Lilya Braginskaya

This photo of me was taken when we were in evacuation, in a village in the Republic of Udmurtiya. At the time, I was about 16 years old. I was born on July 9, 1926, in Kiev. My father, David Izrailevich Braginsky, was an engineer. He worked at a factory that made plastic items. He was killed during the war, approximately in 1942. We knew little about the course of the war, and had no idea what the Germans did to the Jews. We did not get a single letter from my father from the front. We learned about his death, somewhere in Austria, after the war. My mother's name was Roza Lazarevna. They were a beautiful couple.
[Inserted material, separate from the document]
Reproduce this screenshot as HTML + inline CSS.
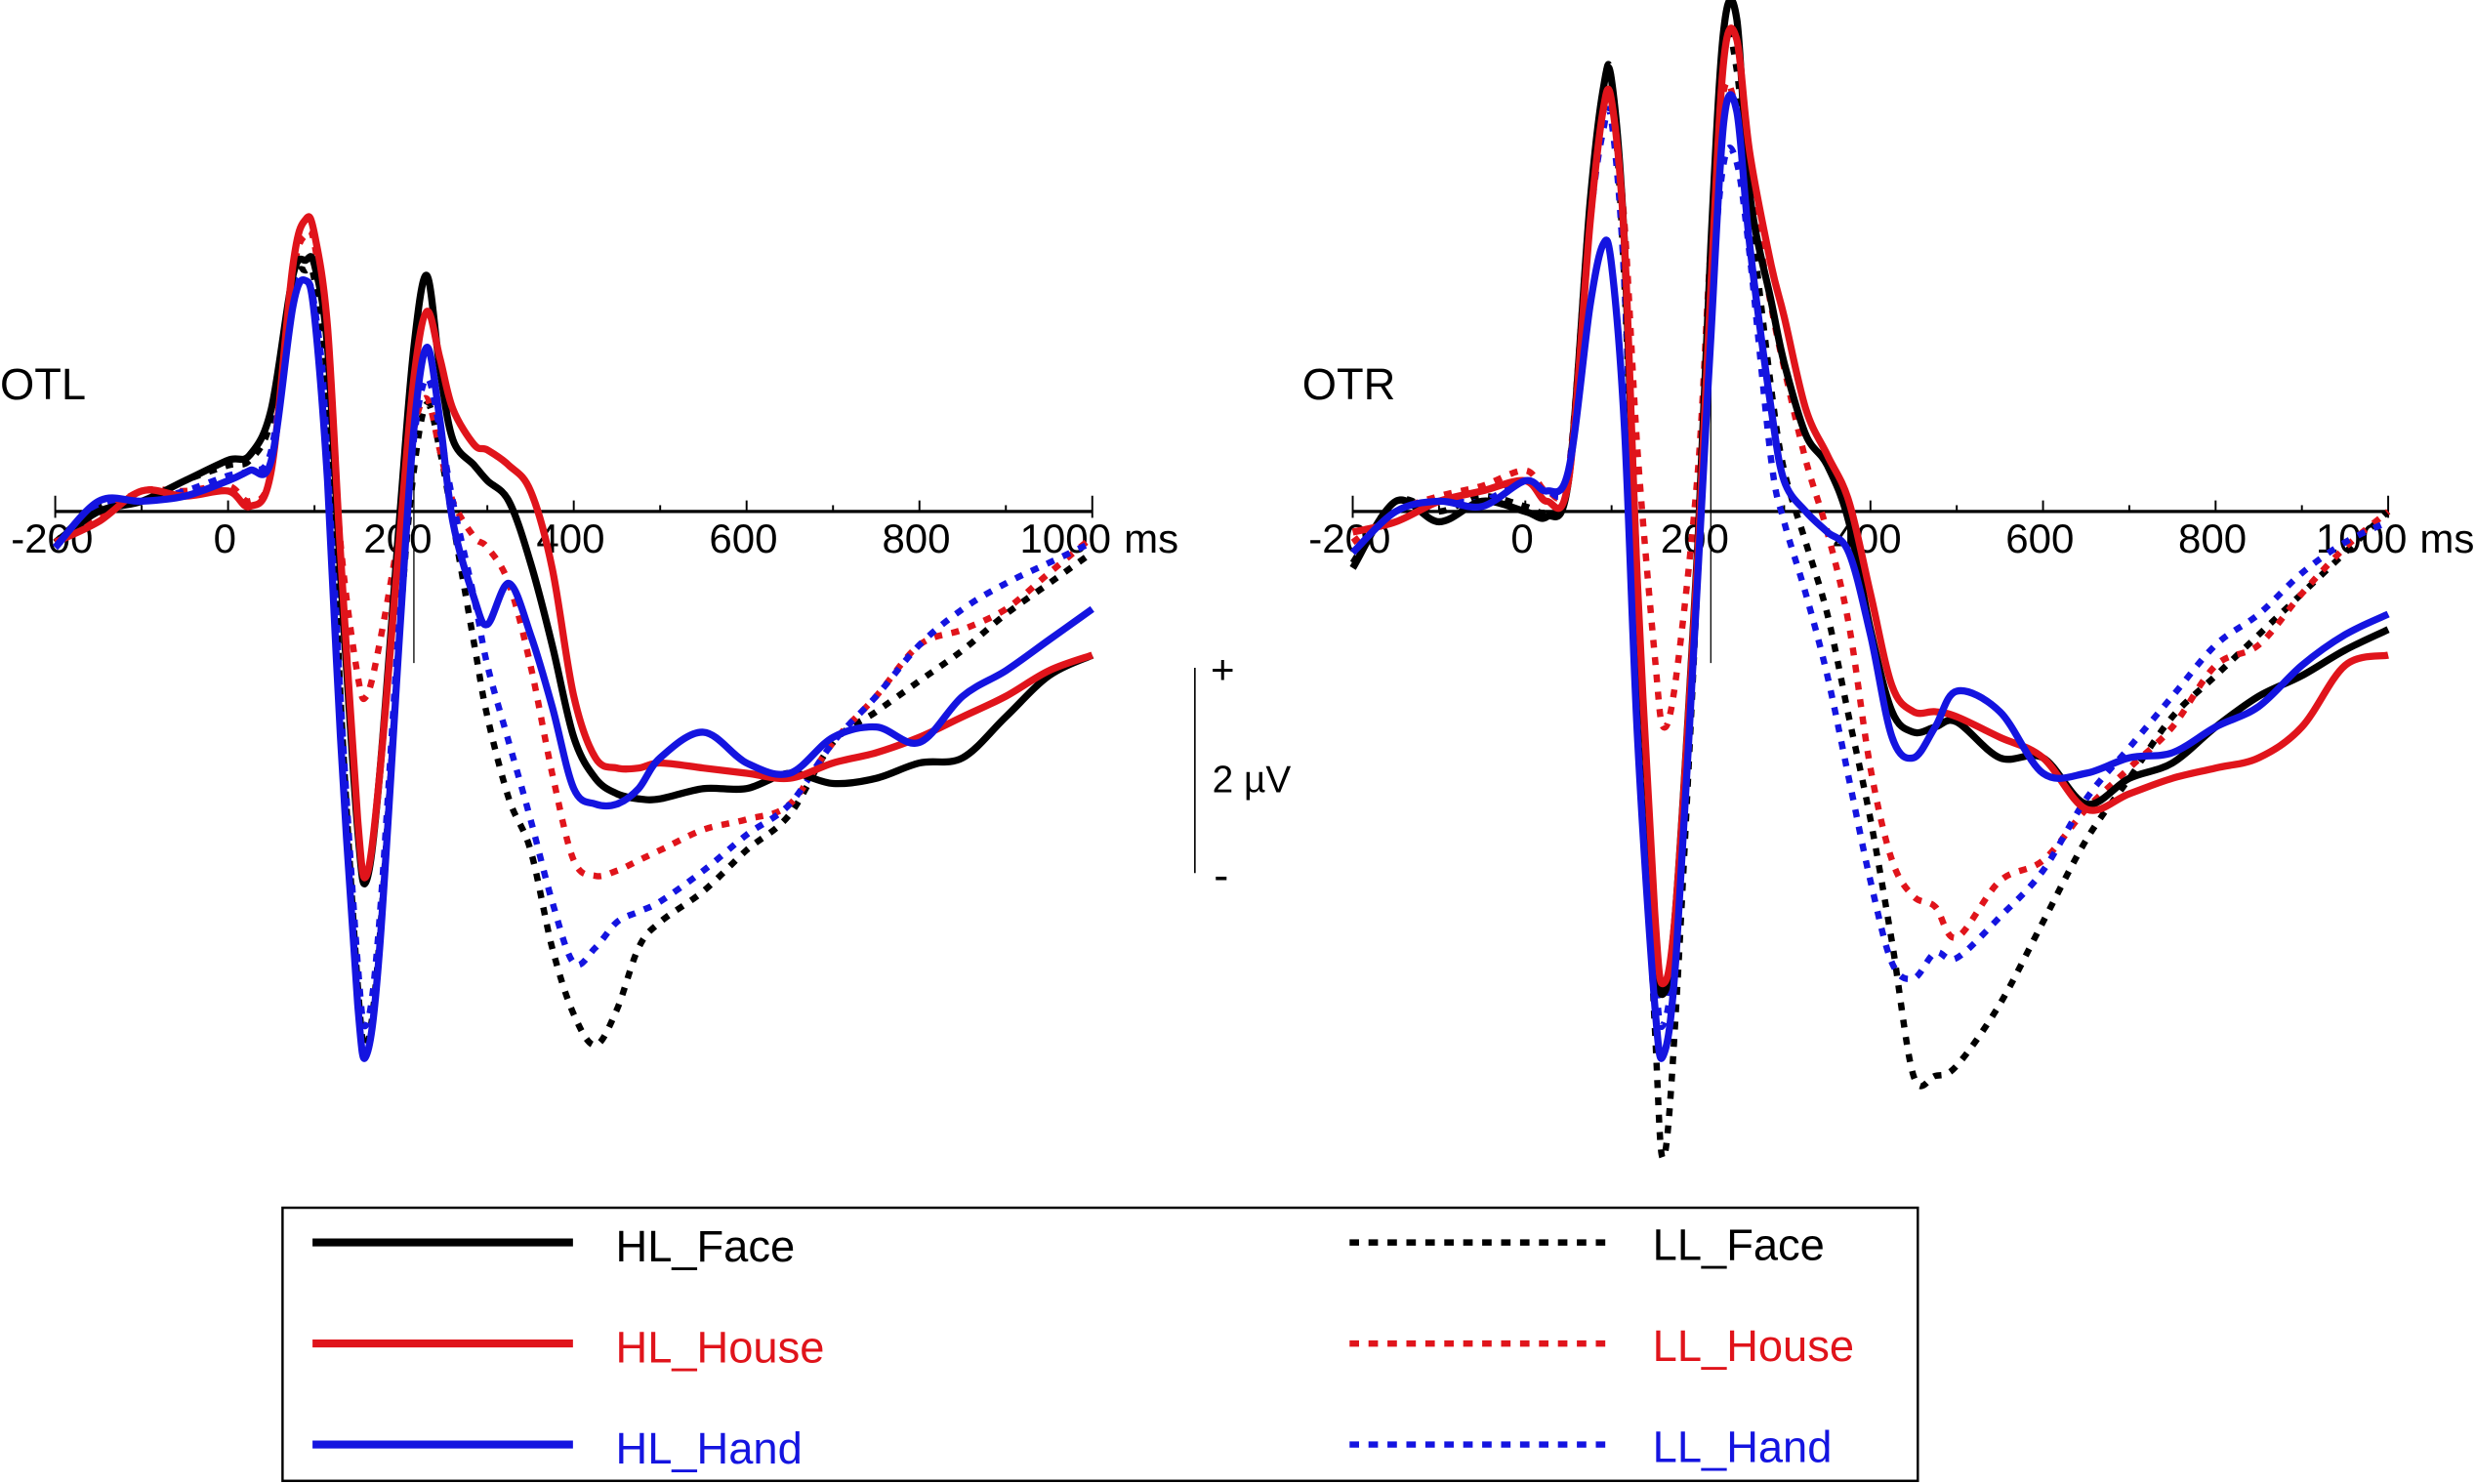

At home, we spoke Russian; Mother and Father would speak Yiddish when they wanted my sister and I to remain ignorant of what they were saying. Neither my sister nor I wanted to learn Yiddish - at the time, it was out of fashion. War broke out unexpectedly. When we were evacuated, I worked in an office, wearing special winter boots and a padded jacket; ink would freeze in the ink pot. Our family was split up. My mother and uncle were sent to one section, I was sent to another section, 18 kilometers away. From the time I was 15, until my mother's death after the war, I never lived with her again. Before the war I finished only eight grades. During the evacuation I had no chance to study, and after evacuation I could not study - I had to earn my living. I went to work at a trust company; while I was working, I studied and got a bookkeeper's diploma. For more than 40 years, I worked as a bookkeeper in various establishments. On August 3, 1947, when I was 21, I got married. My husband, Kushel Finberg, was our neighbor. My mentality had been Soviet, rather than Jewish, with its two main characteristics: first, atheism; second, internationalism. There was simply no place for Jewish traditions or faith. We all believed in Communism and feared nothing. The war and the Holocaust radically changed my mind. With my marriage, my life began to fill with Jewish traditions and Jewish religion again. Thanks to my mother-in-law, keeping the main rituals and attending synagogue became a normal thing for us.